ANKARA – US President Donald Trump sidelined a visiting Greek Premier Kyriakos Mitsotakis’ hopes of getting the American leader to intervene with Turkey to stop violations of Greek territory, Ariana Ferentinou, a Greek professor at Constantinople’s Bilgi University wrote.
A former correspondent for Greece’s state-run broadcaster ERT and radio producer for the BBC’s Greek section in London from 1980-98, she wrote in the Turkish newspaper The Hurriyet Daily News, that country’s oldest English language news outlet, that Trump – who said he considers Turkish President Recep Tayyip Erdogan a friend and a “hell of a leader” – easily deflected Mitsotakis’ push for a stronger American stance.
She also noted harsh criticism from Greece’s major opposition leader, former Premier Alexis Tsipras of the former ruling Radical Left SYRIZA, who called the visit a “fiasco” and accused Mitsotakis of being a “stooge” for the US although the Leftist chief had also courted the American President and said he had brought relations to an all-time with America.
Writing that Trump was being bombarded by reporters in the Oval Office about growing tension with Iran and the impeachment process against him, Ferentinou – who has a degree in history and archaeology from The University of Athens – said that, “There was not very much appetite for Greece or Turkey among the journalists, except for one who asked Trump whether “he agreed with Turkey’s provocations in Libya against Greece.”
“Are you willing to talk to your friend Erdogan to stop?” asked the journalist. Trump assured the journalist that his administration is “talking to him, when we are talking about Libya. We are discussing with President Erdogan,” but he also added, “We’re discussing (with) many countries.”
Ferentinou said that wasn’t the answer a seemingly peeved Mitsotakis was seeking. “Obviously, the President’s answer was neither strong enough nor accusatory enough against Turkey for the Greek prime minister who had to consider what his worried electorate was expecting from him when he meets President Trump, leading Mitsotakis to jump in to complain about a deal Turkey signed with Libya, dividing the seas between them and Erdogan saying his country would start drilling for oil and gas off Crete.
“It is important to point out that the agreement signed between Turkey and Libya infringe upon Greece’s sovereign rights and essentially cause great concern and instability in a region which is already highly problematic,” said Mitsotakis.
“We’ll be very much looking to your support to make sure that these types of provocative agreements are not being put into practice,” he said as the cameras whirred, but Trump pretty much ignored him apart from delicate diplomatic vague language.

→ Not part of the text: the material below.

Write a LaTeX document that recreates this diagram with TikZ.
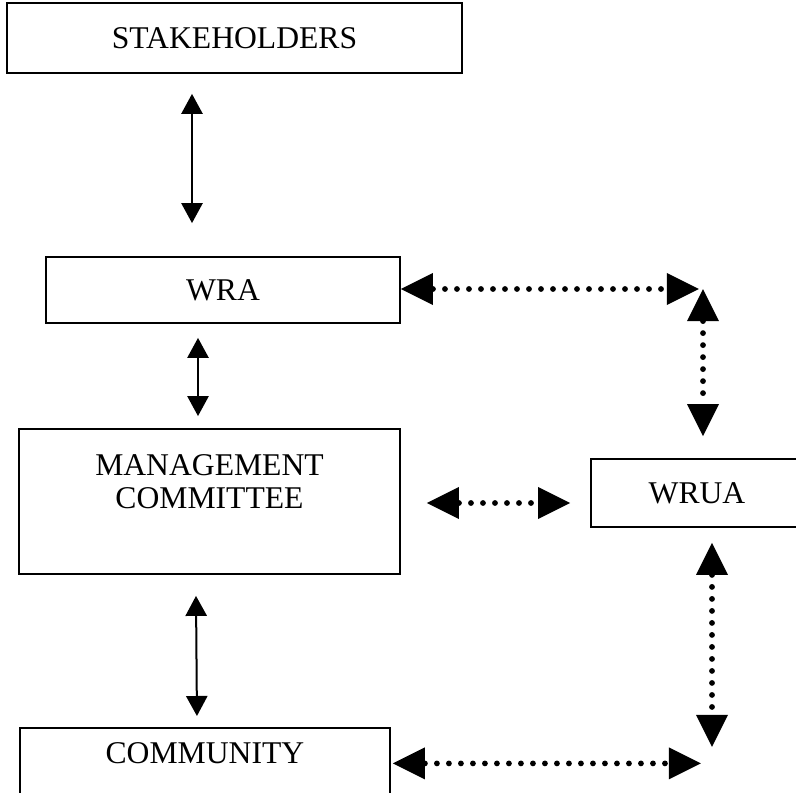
\documentclass[tikz,border=0pt]{standalone}
\usepackage{fontspec}
\setmainfont{Liberation Serif}
\usetikzlibrary{arrows.meta, positioning, calc}

\begin{document}
\begin{tikzpicture}[
    x=0.025cm, y=-0.025cm, % one unit is one pixel of the page, y grows downwards
    % Define box style
    box style/.style={
        draw, % Draw border
        rectangle, % Rectangle shape
        line width=0.045cm, % Border thickness
        align=center, % Center alignment
        font=\fontsize{22.5}{23.4}\selectfont % Text size
      },
    % Define solid link style
    solid link/.style={
        line width=0.05cm,
        {Triangle[length=0.5cm, width=0.53cm]}-{Triangle[length=0.5cm, width=0.53cm]}
      },
    % Define dotted link style
    dot link/.style={
        line width=0.145cm,
        dash pattern=on 0pt off 0.3cm,
        line cap=round,
        {Triangle[length=0.8cm, width=0.8cm, line width=0pt]}-{Triangle[length=0.8cm, width=0.8cm, line width=0pt]}
      }
  ]

  % Fix the page size
  \useasboundingbox (0,0) rectangle (796,793);

  % Define nodes
  \node[box style, minimum width=11.375cm, minimum height=1.75cm] (Stakeholders) at (234.5,38) {STAKEHOLDERS}; % Top box
  \node[box style, minimum width=8.85cm, minimum height=1.65cm] (WRA) at (223,290) {WRA}; % Second box, left column
  \node[box style, minimum width=9.525cm, minimum height=3.625cm] (Committee) at (209.5,501.5) {MANAGEMENT\\COMMITTEE\\[5pt]\mbox{}}; % Tall box, text near the top
  \node[box style, minimum width=5.3cm, minimum height=1.7cm] (WRUA) at (697,493) {WRUA}; % Right box, runs past the page edge
  \node[box style, anchor=north west, minimum width=9.25cm, text height=0.5cm, text depth=0.8cm, inner ysep=0.4cm] (Community) at (19,727) {COMMUNITY}; % Bottom box, runs past the page edge

  % Draw arrows
  % Stakeholders & WRA: solid, both ways
  \draw[solid link] ($(Stakeholders.south)+(-42.5,20)$) -- ($(WRA.north)+(-31,-33)$);

  % WRA & Committee: solid, both ways
  \draw[solid link] ($(WRA.south)+(-25,14)$) -- ($(Committee.north)+(-11.5,-12)$);

  % Committee & Community: solid, both ways
  \draw[solid link] ($(Committee.south)+(-13.5,21)$) -- ($(Community.north)+(-8,-11)$);

  % WRA & WRUA: dotted, over the top right corner
  \draw[dot link] ($(WRA.east)+(0,-1)$) -- ($(WRA.east)+(298,-1)$);
  \draw[dot link] ($(WRUA.north)+(6,-169)$) -- ($(WRUA.north)+(6,-22)$);

  % Committee & WRUA: dotted, straight
  \draw[dot link] ($(Committee.east)+(26,1.5)$) -- ($(WRUA.west)+(-20,10)$);

  % Community & WRUA: dotted, over the bottom right corner
  \draw[dot link] ($(WRUA.south)+(15,15)$) -- ($(WRUA.south)+(15,219)$);
  \draw[dot link] ($(Community.east)+(2,-6.5)$) -- ($(Community.east)+(310,-6.5)$);

\end{tikzpicture}
\end{document}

“This carefully prepared statement by the Greek leader did not receive the response he would have wished for. President Trump preferred to listen to a question about the date of departure of the American forces in Iraq, much to the disappointment of the Greek delegation,” wrote Ferentinou.
She acknowledged that Secretary of State Mike Pompeo and Vice-President Mike Pence went out of their way to honor Mitsotakis at a dinner, with Pompeo later saying there would be diplomatic efforts to rein in Erdogan, without saying what they would be.
Pence and Pompeo – as Trump did lightly – praised Greece’s progress in making a slow recovery from a near decade-long economic crisis made harsher for workers, pensioners and the poor with brutal austerity measures.
“The pro-government circles rushed into praising the Greek prime minister who ‘avoided to personalize the problems with Turkey with President Erdogan as he might have elicited an ‘unpredictable’ response from President Trump,” she wrote, a strategy she noticed made Trump “unusually controlled in his reactions.”
She said with tensions running high over Turkish provocations in the Aegean and East Mediterranean and frequent violations of Greek airspace by Turkish fighter jets that, “There is a new way of thinking is gathering pace among certain intellectual and political circles in Greece towards the ‘Turkey problem.’
“They believe that it is time for political leaders to see the ‘big picture’ in the Middle East with its new geostrategic balances and not just through the myopic lens of Greek-Turkish relations. Only then, they say, we may understand what is best for our country.”